Dzisiejsza sałatka tak mi się spodobała, że po przygotowaniu i sfotografowaniu będzie idealna na wiosnę, a nawet na wielkanocny stół. Nie zabrakło w niej jajek i wiosennych warzyw, takich jak szparagi, sałata, ogórki…
Ja już zjadłam swoją porcję na obiad i poklepałam się po brzuszku. Jest lekka i orzeźwiająca. Bardzo smakowała mnie i młodszemu synowi Julianowi. To co zostało czeka na starszego Mikołaja oraz na mojego męża.
Sałatkę podałam na półmisku, który dzisiaj zakupiłam, bo jedyny, podobny do tego, który mam jest…. w czerwone bożonarodzeniowe gwiazdki. I to widać na zdjęciach. Zapraszam serdecznie po przepis!

Składniki:
opakowanie sałat (dałam resztkę mixu sałat i pół opakowania rukoli)
mały pęczek zielonych szparagów
opakowanie oliwek z ziołami (dostępne w sieci Biedronka)
4-5 jajek
kilkanaście pomidorków koktajlowych
pół czerwonej cebuli
pół zielonego ogórka
100 g pokrojonej w drobną kostkę mozzarelli (kupiłam opakowanie już pokrojonej)
garść pestek dyni
Sos:
1 szklanka jogurtu naturalnego
1 łyżka majonezu
łyżeczka soku z cytryny
zmiażdżony ząbek czosnku (można zamienić na łyżeczkę suszonego)
sól, pieprz i ew. cukier puder do smaku
1 łyżeczka suszonych ziół do sałatek lub ziół do pizzy
Ze szparagów odciąć zdrewniałe końcówki, każdą łodygę przekroić na 2-3 kawałki. Ugotować w osolonym i ocukrzonym wrzątku, odcedzić. Jajka ugotować na twardo, obrać i ostudzić. Zimne jajka pokroić w ćwiartki.

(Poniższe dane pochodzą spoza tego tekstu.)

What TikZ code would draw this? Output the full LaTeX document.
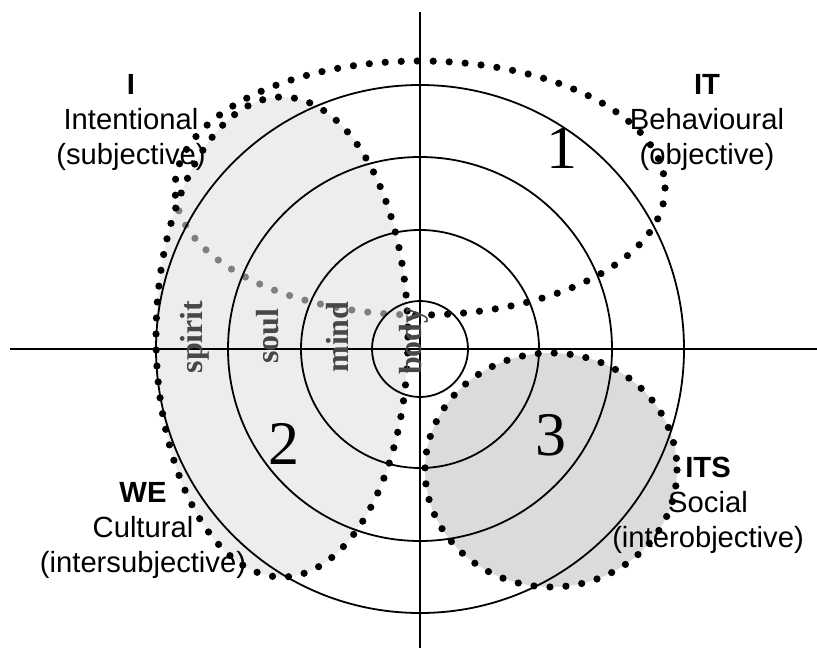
\documentclass[tikz,border=0pt]{standalone}
\usepackage{fontspec}
\setmainfont{Liberation Serif}
\setsansfont{Liberation Sans}
\tikzset{
  quad axis/.style={draw=black, line width=1pt},
  ring/.style={draw=black, line width=0.9pt},
  dot ring/.style={draw=black, line width=3.6pt, line cap=round,
    dash pattern=on 0pt off 8pt},
  quad label/.style={font=\sffamily\fontsize{14.6}{17.5}\selectfont,
    align=center, inner sep=0pt},
  level label/.style={font=\bfseries\fontsize{16}{18}\selectfont,
    text=black!72, rotate=90, inner sep=0pt},
  zone number/.style={font=\fontsize{31}{36}\selectfont, inner sep=0pt},
}

\begin{document}
\begin{tikzpicture}[x=0.5pt, y=-0.5pt]
  \useasboundingbox (0,0) rectangle (817,657);
  \coordinate (O) at (420,349);

  % upper zone, partly covered by the left one
  \draw[dot ring] (420,188) ellipse[x radius=245, y radius=127];

  % shaded zones
  \fill[black!12, fill opacity=0.57] (282,337) ellipse[x radius=126, y radius=240];
  \fill[black!14] (551,470) ellipse[x radius=126, y radius=117];

  % levels and quadrants
  \foreach \r in {48,119,192,264}
    \draw[ring] (O) circle[radius=\r];
  \draw[quad axis] (10,349) -- (817,349);
  \draw[quad axis] (420,12) -- (420,648);

  \draw[dot ring] (282,337) ellipse[x radius=126, y radius=240];
  \draw[dot ring] (551,470) ellipse[x radius=126, y radius=117];

  % level names
  \node[level label] (spirit) at (195,337) {spirit};
  \node[level label] (soul) at (268,336) {soul};
  \node[level label] (mind) at (338,337) {mind};
  \node[level label] (body) at (414,341) {body};

  \node[zone number] (z1) at (562,148) {1};
  \node[zone number] (z2) at (284,444) {2};
  \node[zone number] (z3) at (551,435) {3};

  % quadrant names
  \node[quad label] (qI) at (131,122) {\textbf{I}\\Intentional\\(subjective)};
  \node[quad label] (qIT) at (707,122) {\textbf{IT}\\Behavioural\\(objective)};
  \node[quad label] (qWE) at (143,530) {\textbf{WE}\\Cultural\\(intersubjective)};
  \node[quad label] (qITS) at (708,505) {\textbf{ITS}\\Social\\(interobjective)};
\end{tikzpicture}
\end{document}
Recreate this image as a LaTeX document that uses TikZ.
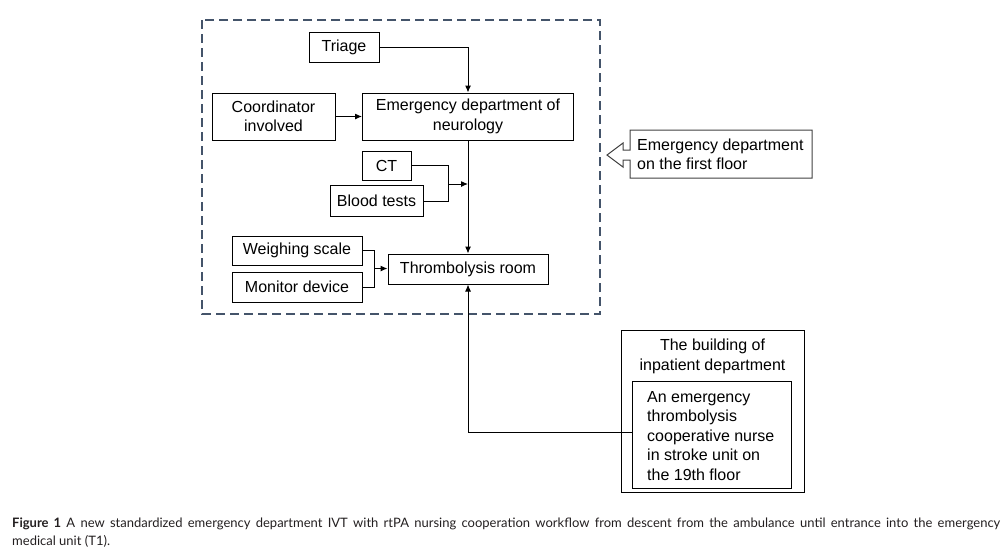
\documentclass[tikz,border=0pt]{standalone}
\usepackage{fontspec}
\setmainfont{Liberation Sans}
\newfontfamily\capfont{Lato}
\usetikzlibrary{arrows.meta}
\definecolor{dashblue}{HTML}{44546A}
\definecolor{captext}{HTML}{231F20}
\tikzset{
  box/.style={draw, line width=1pt, inner sep=0pt, align=center,
    font=\fontsize{16}{19.5}\selectfont},
  plain/.style={inner sep=0pt, font=\fontsize{16}{19.5}\selectfont},
  conn/.style={line width=1pt, -{Latex[length=7pt,width=6pt]}},
  link/.style={line width=1pt},
  frame/.style={draw=dashblue, line width=2.6pt, dash pattern=on 9pt off 5pt},
  captxt/.style={inner sep=0pt, anchor=base west, text=captext, font=\capfont\fontsize{13}{15}\selectfont},
}
\begin{document}
\begin{tikzpicture}[x=1pt,y=-1pt]
\useasboundingbox (0,0) rectangle (1003,550);
% dashed frame
\draw[frame] (202,20) rectangle (600,314);
% nodes
\node[box, minimum width=70pt, minimum height=30pt] (triage) at (344,47) {Triage};
\node[box, minimum width=211pt, minimum height=47pt] (ed) at (468,116.5) {Emergency department of\\neurology};
\node[box, minimum width=123pt, minimum height=47pt] (coord) at (273.5,116.5) {Coordinator\\involved};
\node[box, minimum width=49pt, minimum height=29pt] (ct) at (386.5,165.5) {CT};
\node[box, minimum width=93pt, minimum height=31pt] (blood) at (376.5,201) {Blood tests};
\node[box, minimum width=160pt, minimum height=30pt] (thromb) at (468,269) {Thrombolysis room};
\node[box, minimum width=130pt, minimum height=29pt] (weigh) at (297,250.5) {Weighing scale};
\node[box, minimum width=130pt, minimum height=30pt] (monitor) at (297,287) {Monitor device};
\coordinate (j1) at (448,184);
\coordinate (j2) at (374,268.5);
% building of inpatient department
\node[box, minimum width=183pt, minimum height=162pt] (building) at (712.5,411) {};
\node[plain, align=center] (btitle) at (712.5,356.5) {The building of\\inpatient department};
\node[box, minimum width=159pt, minimum height=107pt] (inner) at (711.5,434.5) {};
\node[plain, align=left, anchor=west] (nurse) at (647,436) {An emergency\\thrombolysis\\cooperative nurse\\in stroke unit on\\the 19th floor};
% callout
\draw[line width=1pt, draw=black!75] (630,130) -- (812,130) -- (812,178) -- (630,178) -- (630,160) -- (623,160) -- (623,167) -- (607,155) -- (623,143) -- (623,150) -- (630,150) -- cycle;
\node[plain, align=left, anchor=west] (callout) at (637,154.5) {Emergency department\\on the first floor};
% connectors
\draw[conn] (triage.east) -| (ed.north);
\draw[conn] (coord.east) -- (ed.west);
\draw[conn] (ed.south) -- (thromb.north);
\draw[link] (ct.east) -| (j1);
\draw[link] (blood.east) -| (j1);
\draw[conn] (j1) -- (j1 -| ed.south);
\draw[link] (weigh.east) -| (j2);
\draw[link] (monitor.east) -| (j2);
\draw[conn] (j2) -- (j2 -| thromb.west);
\draw[conn] (inner.west |- 0,432) -| (thromb.south);
% caption
\node[captxt] (cap1) at (12,527)
  {\makebox[988pt][s]{\textbf{Figure 1} A new standardized emergency department IVT with rtPA nursing cooperation workflow from descent from the ambulance until entrance into the emergency}};
\node[captxt] (cap2) at (12,545) {medical unit (T1).};
\end{tikzpicture}
\end{document}
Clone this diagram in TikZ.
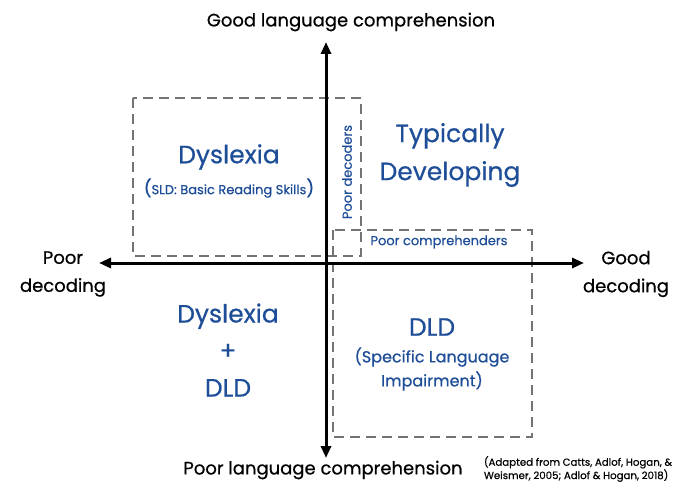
\documentclass[tikz,border=0pt]{standalone}
\usepackage{fontspec}
\setmainfont{Poppins}
\newfontfamily\heavy{Poppins}[FakeBold=0.6]
\usetikzlibrary{arrows.meta}
\definecolor{ldblue}{RGB}{31,78,152}
\definecolor{boxgray}{RGB}{115,115,115}

\begin{document}
\begin{tikzpicture}[x=1pt,y=-1pt,
  axis/.style={line width=3pt,{Triangle[length=12pt,width=10pt]}-{Triangle[length=12pt,width=10pt]}},
  region/.style={draw=boxgray,line width=2.8pt,dash pattern=on 10pt off 6pt},
  big/.style={text=ldblue,align=center,font=\heavy\fontsize{25}{38}\selectfont},
  small/.style={text=ldblue,font=\heavy\fontsize{13}{16}\selectfont},
  pole/.style={align=center,font=\heavy\fontsize{18}{28}\selectfont}]
\useasboundingbox (0,0) rectangle (680,492);

% dashed regions
\draw[region] (133,98) rectangle (361,256);
\draw[region] (333,230) rectangle (532,437);

% axes
\coordinate (up) at (326,42);
\coordinate (down) at (326,458);
\coordinate (west) at (99,263);
\coordinate (east) at (584,263);
\draw[axis] (down) -- (up);
\draw[axis] (west) -- (east);

% axis labels
\node[pole] (goodlc) at (351,22) {Good language comprehension};
\node[pole] (poorlc) at (323,470) {Poor language comprehension};
\node[pole] (poordec) at (63,274) {Poor\\decoding};
\node[pole] (gooddec) at (626,274) {Good\\decoding};

% quadrants
\node[big] (dys) at (229,157) {Dyslexia};
\node[small] (sld) at (229,188) {{\fontsize{17}{17}\selectfont(}SLD: Basic Reading Skills{\fontsize{17}{17}\selectfont)}};
\node[big] (td) at (450,155) {Typically\\Developing};
\node[small,rotate=90] (pdec) at (347,172) {Poor decoders};
\node[small] (pcomp) at (439,242) {Poor comprehenders};
\node[big,font=\heavy\fontsize{25}{37}\selectfont] (both) at (228,350) {Dyslexia\\+\\DLD};
\node[big] (dld) at (432,327) {DLD};
\node[big,font=\heavy\fontsize{16}{24}\selectfont] (sli) at (432,369) {(Specific Language\\Impairment)};

% source
\node[align=left,font=\heavy\fontsize{10.2}{12}\selectfont] (src) at (578,469) {(Adapted from Catts, Adlof, Hogan, \&\\Weismer, 2005; Adlof \& Hogan, 2018)};
\end{tikzpicture}
\end{document}
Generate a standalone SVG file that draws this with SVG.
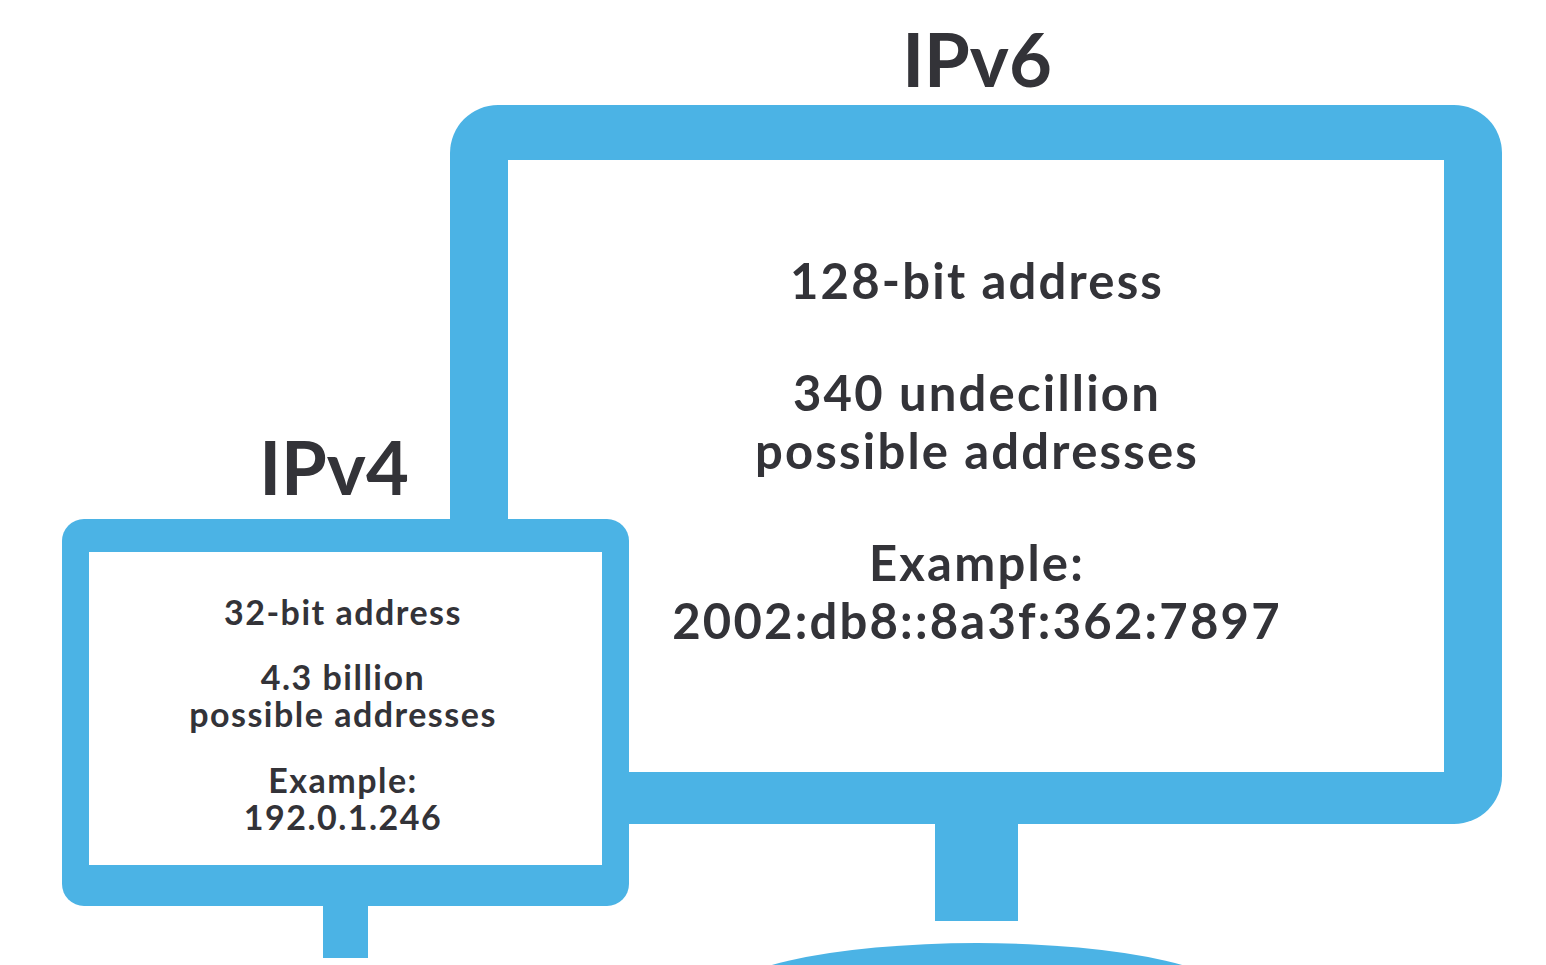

Składniki sosu wymieszać, schłodzić. Na dużej płytkiej salaterce lub dużych talerzach ułożyć sałatę i rukolę, wymieszać. Na wierzch wyłożyć oliwki, pokrojone w plastry pomidorki, ćwiartki jajek, ogórka pokrojonego w półplasterki, pokrojoną w piórka czerwoną cebulę. Sałatkę polać kleksami sosu. Posypać po wierzchu pokrojoną mozzarellą oraz pestkami dyni.